Protecting ourselves and others
Truth be told, we cannot bring about a worldwide ban on content nor can we enforce strict regulation of content that glamorises depression or other mental illnesses.
However, there are a few things that we can do to protect ourselves and others. These steps can include:
- Be mindful of the content you consume. It is important to ask ourselves whether the content is making you feel better or are you mindlessly consuming content or posting content to meet your needs of superficial affirmation and appeasement.
- Block and report is a fantastic tool to be able to exert control over the content you consume. When you notice pages that romanticize and glamorise the struggle of mental illness, you can report it and block it from your feed as a way to protect yourself and at the same time, if it does get taken down- protecting others.
- Regulate content for your children by educating them and creating awareness about what depression actually is and leaving space for them to explore, ask questions, and communicate freely about their own experiences with their emotions and challenges.
- Educate others about the glamorization of depression and mental illnesses in the media , how it impacts the efforts taken to create healthy awareness and the effect it has on people who consume the content.
In this guide we discussed how depression is romanticised in the media and how it impacts the awareness and experience of mental health issues and disorders such as depression. We also briefly touched upon how we can protect ourselves from this particularly dangerous trend of romanticising and glamorizing depression.
Frequently Asked Questions Related To “Glamorizing And Romanticising Depression”
What does it mean to romanticize depression?
Romanticising depression or mental illnesses is to portray it in such a way that it masks the terrifying and debilitating reality of it and instead makes it seem extremely desirable.
Romanticising psychological issues is not new, it has been around for centuries in books, poems, songs, and cinema. It is about creating this alternate reality where depression makes you seem dreamy, fantastical, and even unique and different that people want to be depressed.
How is tragedy related to depression?
The overwhelming stress of tragic events such as loss, death, accidents, and natural disasters can lead to mental health concerns. These types of events can lead someone to develop a sense of hopelessness about their present and their future which can eventually aggravate into depression when left unresolved.
What actually causes depression?
Research suggests that depression doesn’t spring only from imbalances in the brain or the physiology of your brian. While it can make you vulnerable to the disorder, ife events, genetic disposition, stress, medications, and other various factors also have a part to play in triggering depression.

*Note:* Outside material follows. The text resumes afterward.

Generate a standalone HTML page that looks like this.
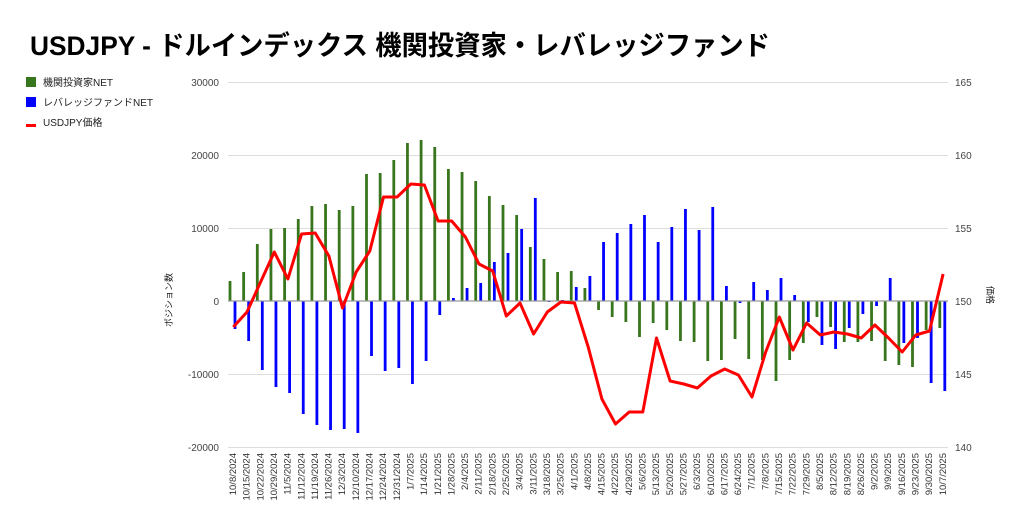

What is the romanticism of mental illness?
Romanticism of mental disorders leads to the creation of a false image about the struggle of mental illness. It creates an uncharacteristic and unrealistic impression of a particular mental illness.
It can perpetuate more stigma or it can even cause people to self-diagnose themselves with the disorder. It can also discourage people from seeking out the help they actually need.
What mental illness does to families?
When mental illness enters a family, the emotional cost can be high and family members can be deeply affected. It can impact the way a family functions around the person who has the mental disorder. It affects the spouse and the children as it causes tension and distress.
Because of the stigma around mental illnesses, a family can become isolated and alienated from its community. It can also cause breakdown of communication and the needs of the family might be left unmet causing emotional distress amongst the rest of the members.